I receive another fax from Rachel. "I am for dialog (sic) but not with the Devil, Nazis et al," she says. "Reality and justice are derived from the ability to discern between good and evil, between truth and lies, and between the fireman and the arsonist. Keep safe."
A ceasefire at 8am tomorrow, or so we are told.
Monday 14 August
The Israelis and the Hizbollah fought to the end, 200 rockets into Israel and a few final bombing runs on the suburbs of Beirut. Among the last to die was a small child in the Beirut Dahiya district whose body was found clutched in her dead mother's arms. A final kick to the civilians of Lebanon, just in time to meet the truce deadline.
Cody and I set off to southern Lebanon over smashed bridges, round vast bomb craters, beating the earth down to allow Hassan's "Death Car" to drive over them, trying to avoid the thousands of unexploded shells lying in the fields. So many bombs on the Litani that the river has partly changed its course and we walk into the water. We drive to Srifa, a village which clearly was - heaven preserve us from these clichés - a Hizbollah "stronghold", but whose ruins now cover dozens of civilian dead. I am photographing the wreckage - using real film because I still feel that digital cameras lose definition - and I find that I see through the lens more pain than I see with my own eyes. I think this is because the sheer extent of the bomb damage is focused in a frame. Later, I look at my developed pictures in Beirut and am appalled by the level of destruction. Some of my pictures look like the photographs of French villages after German bombardment during my dad's First World War. They will find 36 bodies under the Srifa rubble upon which I have walked.

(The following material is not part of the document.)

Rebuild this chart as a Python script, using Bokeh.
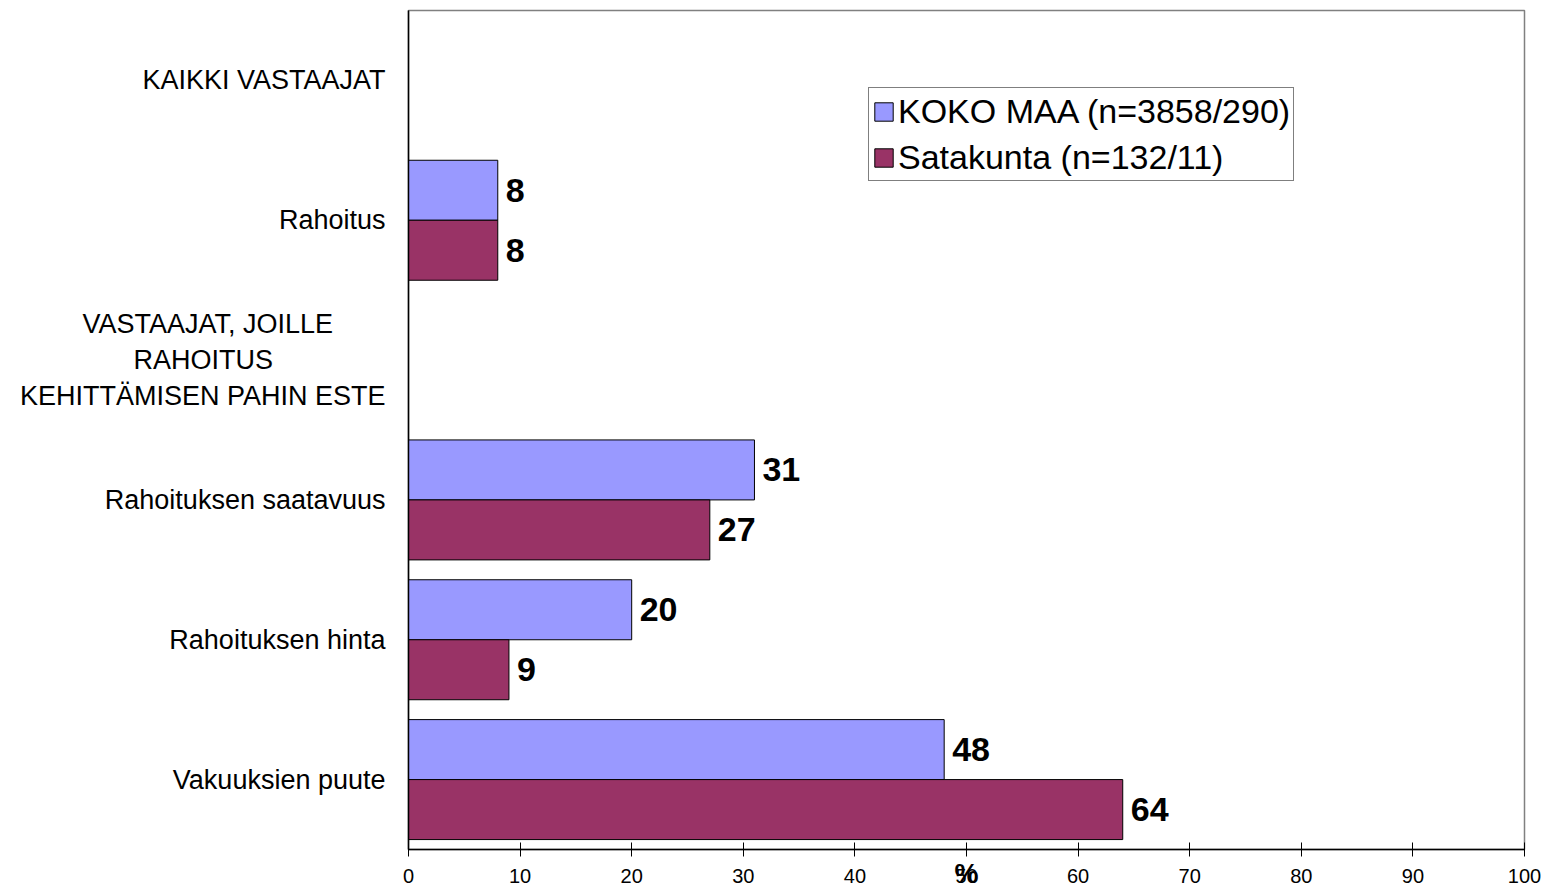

Epic traffic jams on the way back to Beirut as hundreds of thousands of Muslim Shias try to return to homes which in many cases no longer exist. Cody, normally a cool customer, jumps out of the car in rage to remonstrate with a man who refuses to reverse up the road to let our queue of cars through to Beirut. "The arsehole says the reverse in his car doesn't work," he says in fury. I remind Cody that Captain Cook lost his life when, after many years, he lost his temper with a native and got pierced by a spear.